● The problem: All of the material below is to be restated word for word, apart from the pictures.

● Supplied information:
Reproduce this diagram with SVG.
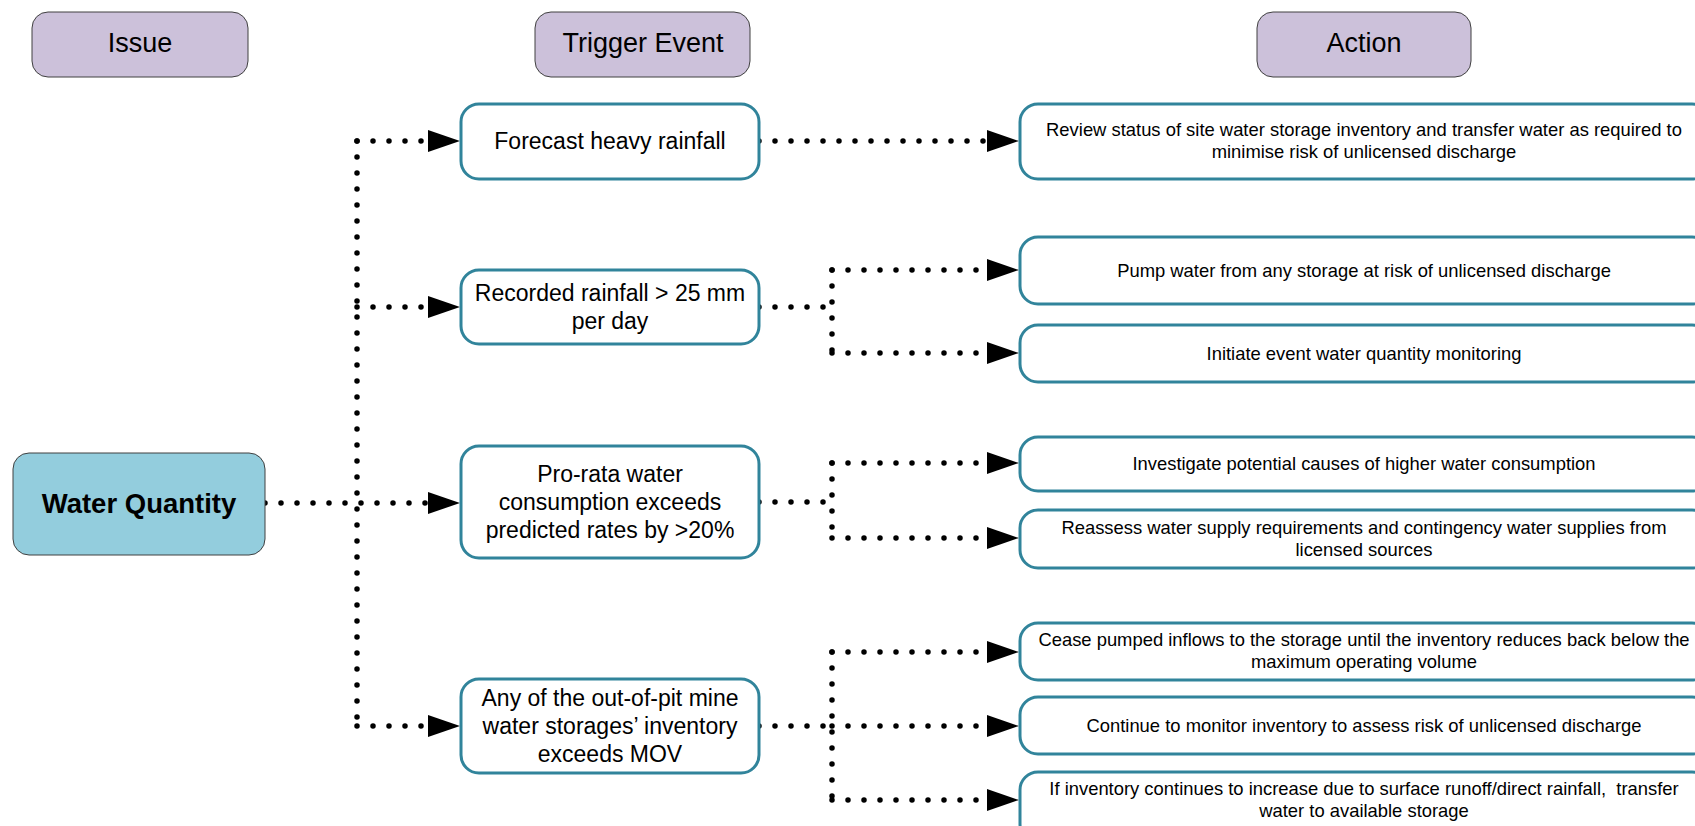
<svg xmlns="http://www.w3.org/2000/svg" width="1695" height="826" viewBox="0 0 1695 826">
<style>
.hdr{fill:#CCC1DA;stroke:#404040;stroke-width:1}
.iss{fill:#93CDDD;stroke:#404040;stroke-width:1}
.box{fill:#FFFFFF;stroke:#31849B;stroke-width:3}
text{font-family:"Liberation Sans",Arial,sans-serif;fill:#000;text-anchor:middle}
.th{font-size:27px}
.ti{font-size:27.5px;font-weight:bold}
.tt{font-size:23px}
.ta{font-size:18.4px}
.c{fill:none;stroke:#000;stroke-width:5.5;stroke-linecap:round;stroke-dasharray:0 16}
.a{fill:none;stroke:#000;stroke-width:5.5;stroke-linecap:round;stroke-dasharray:0 16;marker-end:url(#arr)}
</style>
<defs>
<marker id="arr" markerUnits="userSpaceOnUse" markerWidth="32" markerHeight="22" refX="0" refY="11" orient="auto" viewBox="0 0 32 22">
<path d="M0,0 L32,11 L0,22 Z" fill="#000"/>
</marker>
</defs>
<rect width="1695" height="826" fill="#FFFFFF"/>

<g id="connectors">
<path class="c" d="M357,141 V726"/>
<path class="a" d="M357,141 H428"/>
<path class="a" d="M357,307 H428"/>
<path class="a" d="M265,503 H428"/>
<path class="a" d="M357,726 H428"/>
<path class="a" d="M759,141 H987"/>
<path class="c" d="M759,307 H832"/>
<path class="c" d="M832,270 V353"/>
<path class="a" d="M832,270 H987"/>
<path class="a" d="M832,353 H987"/>
<path class="c" d="M759,502 H832"/>
<path class="c" d="M832,463 V538"/>
<path class="a" d="M832,463 H987"/>
<path class="a" d="M832,538 H987"/>
<path class="c" d="M759,726 H832"/>
<path class="c" d="M832,652 V800"/>
<path class="a" d="M832,652 H987"/>
<path class="a" d="M832,726 H987"/>
<path class="a" d="M832,800 H987"/>
</g>

<g id="hdr-issue"><rect class="hdr" x="32" y="12" width="216" height="65" rx="16"/><text class="th" x="140" y="52">Issue</text></g>
<g id="hdr-trigger"><rect class="hdr" x="535" y="12" width="215" height="65" rx="16"/><text class="th" x="643" y="52">Trigger Event</text></g>
<g id="hdr-action"><rect class="hdr" x="1257" y="12" width="214" height="65" rx="16"/><text class="th" x="1364" y="52">Action</text></g>

<g id="issue-water"><rect class="iss" x="13" y="453" width="252" height="102" rx="16"/><text class="ti" x="139" y="513">Water Quantity</text></g>

<g id="t-forecast"><rect class="box" x="461" y="104" width="298" height="75" rx="18"/><text class="tt" x="610" y="149">Forecast heavy rainfall</text></g>
<g id="t-recorded"><rect class="box" x="461" y="270" width="298" height="74" rx="18"/><text class="tt" x="610" y="301">Recorded rainfall &gt; 25 mm</text><text class="tt" x="610" y="329">per day</text></g>
<g id="t-prorata"><rect class="box" x="461" y="446" width="298" height="112" rx="18"/><text class="tt" x="610" y="482">Pro-rata water</text><text class="tt" x="610" y="510">consumption exceeds</text><text class="tt" x="610" y="538">predicted rates by &gt;20%</text></g>
<g id="t-any"><rect class="box" x="461" y="679" width="298" height="94" rx="18"/><text class="tt" x="610" y="706">Any of the out-of-pit mine</text><text class="tt" x="610" y="734">water storages’ inventory</text><text class="tt" x="610" y="762">exceeds MOV</text></g>

<g id="a-review"><rect class="box" x="1020" y="104" width="690" height="75" rx="18"/><text class="ta" x="1364" y="136">Review status of site water storage inventory and transfer water as required to</text><text class="ta" x="1364" y="158">minimise risk of unlicensed discharge</text></g>
<g id="a-pump"><rect class="box" x="1020" y="237" width="690" height="67" rx="18"/><text class="ta" x="1364" y="277">Pump water from any storage at risk of unlicensed discharge</text></g>
<g id="a-initiate"><rect class="box" x="1020" y="325" width="690" height="57" rx="18"/><text class="ta" x="1364" y="360">Initiate event water quantity monitoring</text></g>
<g id="a-investigate"><rect class="box" x="1020" y="437" width="690" height="54" rx="18"/><text class="ta" x="1364" y="470">Investigate potential causes of higher water consumption</text></g>
<g id="a-reassess"><rect class="box" x="1020" y="510" width="690" height="58" rx="18"/><text class="ta" x="1364" y="534">Reassess water supply requirements and contingency water supplies from</text><text class="ta" x="1364" y="556">licensed sources</text></g>
<g id="a-cease"><rect class="box" x="1020" y="623" width="690" height="57" rx="18"/><text class="ta" x="1364" y="646">Cease pumped inflows to the storage until the inventory reduces back below the</text><text class="ta" x="1364" y="668">maximum operating volume</text></g>
<g id="a-continue"><rect class="box" x="1020" y="697" width="690" height="57" rx="18"/><text class="ta" x="1364" y="732">Continue to monitor inventory to assess risk of unlicensed discharge</text></g>
<g id="a-if"><rect class="box" x="1020" y="772" width="690" height="70" rx="18"/><text class="ta" x="1364" y="795">If inventory continues to increase due to surface runoff/direct rainfall,&#160; transfer</text><text class="ta" x="1364" y="817">water to available storage</text></g>
</svg>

● Output for this exercise:
Reproduce this diagram with SVG.
<svg xmlns="http://www.w3.org/2000/svg" width="1695" height="826" viewBox="0 0 1695 826">
<style>
.hdr{fill:#CCC1DA;stroke:#404040;stroke-width:1}
.iss{fill:#93CDDD;stroke:#404040;stroke-width:1}
.box{fill:#FFFFFF;stroke:#31849B;stroke-width:3}
text{font-family:"Liberation Sans",Arial,sans-serif;fill:#000;text-anchor:middle}
.th{font-size:27px}
.ti{font-size:27.5px;font-weight:bold}
.tt{font-size:23px}
.ta{font-size:18.4px}
.c{fill:none;stroke:#000;stroke-width:5.5;stroke-linecap:round;stroke-dasharray:0 16}
.a{fill:none;stroke:#000;stroke-width:5.5;stroke-linecap:round;stroke-dasharray:0 16;marker-end:url(#arr)}
</style>
<defs>
<marker id="arr" markerUnits="userSpaceOnUse" markerWidth="32" markerHeight="22" refX="0" refY="11" orient="auto" viewBox="0 0 32 22">
<path d="M0,0 L32,11 L0,22 Z" fill="#000"/>
</marker>
</defs>
<rect width="1695" height="826" fill="#FFFFFF"/>

<g id="connectors">
<path class="c" d="M357,141 V726"/>
<path class="a" d="M357,141 H428"/>
<path class="a" d="M357,307 H428"/>
<path class="a" d="M265,503 H428"/>
<path class="a" d="M357,726 H428"/>
<path class="a" d="M759,141 H987"/>
<path class="c" d="M759,307 H832"/>
<path class="c" d="M832,270 V353"/>
<path class="a" d="M832,270 H987"/>
<path class="a" d="M832,353 H987"/>
<path class="c" d="M759,502 H832"/>
<path class="c" d="M832,463 V538"/>
<path class="a" d="M832,463 H987"/>
<path class="a" d="M832,538 H987"/>
<path class="c" d="M759,726 H832"/>
<path class="c" d="M832,652 V800"/>
<path class="a" d="M832,652 H987"/>
<path class="a" d="M832,726 H987"/>
<path class="a" d="M832,800 H987"/>
</g>

<g id="hdr-issue"><rect class="hdr" x="32" y="12" width="216" height="65" rx="16"/><text class="th" x="140" y="52">Issue</text></g>
<g id="hdr-trigger"><rect class="hdr" x="535" y="12" width="215" height="65" rx="16"/><text class="th" x="643" y="52">Trigger Event</text></g>
<g id="hdr-action"><rect class="hdr" x="1257" y="12" width="214" height="65" rx="16"/><text class="th" x="1364" y="52">Action</text></g>

<g id="issue-water"><rect class="iss" x="13" y="453" width="252" height="102" rx="16"/><text class="ti" x="139" y="513">Water Quantity</text></g>

<g id="t-forecast"><rect class="box" x="461" y="104" width="298" height="75" rx="18"/><text class="tt" x="610" y="149">Forecast heavy rainfall</text></g>
<g id="t-recorded"><rect class="box" x="461" y="270" width="298" height="74" rx="18"/><text class="tt" x="610" y="301">Recorded rainfall &gt; 25 mm</text><text class="tt" x="610" y="329">per day</text></g>
<g id="t-prorata"><rect class="box" x="461" y="446" width="298" height="112" rx="18"/><text class="tt" x="610" y="482">Pro-rata water</text><text class="tt" x="610" y="510">consumption exceeds</text><text class="tt" x="610" y="538">predicted rates by &gt;20%</text></g>
<g id="t-any"><rect class="box" x="461" y="679" width="298" height="94" rx="18"/><text class="tt" x="610" y="706">Any of the out-of-pit mine</text><text class="tt" x="610" y="734">water storages’ inventory</text><text class="tt" x="610" y="762">exceeds MOV</text></g>

<g id="a-review"><rect class="box" x="1020" y="104" width="690" height="75" rx="18"/><text class="ta" x="1364" y="136">Review status of site water storage inventory and transfer water as required to</text><text class="ta" x="1364" y="158">minimise risk of unlicensed discharge</text></g>
<g id="a-pump"><rect class="box" x="1020" y="237" width="690" height="67" rx="18"/><text class="ta" x="1364" y="277">Pump water from any storage at risk of unlicensed discharge</text></g>
<g id="a-initiate"><rect class="box" x="1020" y="325" width="690" height="57" rx="18"/><text class="ta" x="1364" y="360">Initiate event water quantity monitoring</text></g>
<g id="a-investigate"><rect class="box" x="1020" y="437" width="690" height="54" rx="18"/><text class="ta" x="1364" y="470">Investigate potential causes of higher water consumption</text></g>
<g id="a-reassess"><rect class="box" x="1020" y="510" width="690" height="58" rx="18"/><text class="ta" x="1364" y="534">Reassess water supply requirements and contingency water supplies from</text><text class="ta" x="1364" y="556">licensed sources</text></g>
<g id="a-cease"><rect class="box" x="1020" y="623" width="690" height="57" rx="18"/><text class="ta" x="1364" y="646">Cease pumped inflows to the storage until the inventory reduces back below the</text><text class="ta" x="1364" y="668">maximum operating volume</text></g>
<g id="a-continue"><rect class="box" x="1020" y="697" width="690" height="57" rx="18"/><text class="ta" x="1364" y="732">Continue to monitor inventory to assess risk of unlicensed discharge</text></g>
<g id="a-if"><rect class="box" x="1020" y="772" width="690" height="70" rx="18"/><text class="ta" x="1364" y="795">If inventory continues to increase due to surface runoff/direct rainfall,&#160; transfer</text><text class="ta" x="1364" y="817">water to available storage</text></g>
</svg>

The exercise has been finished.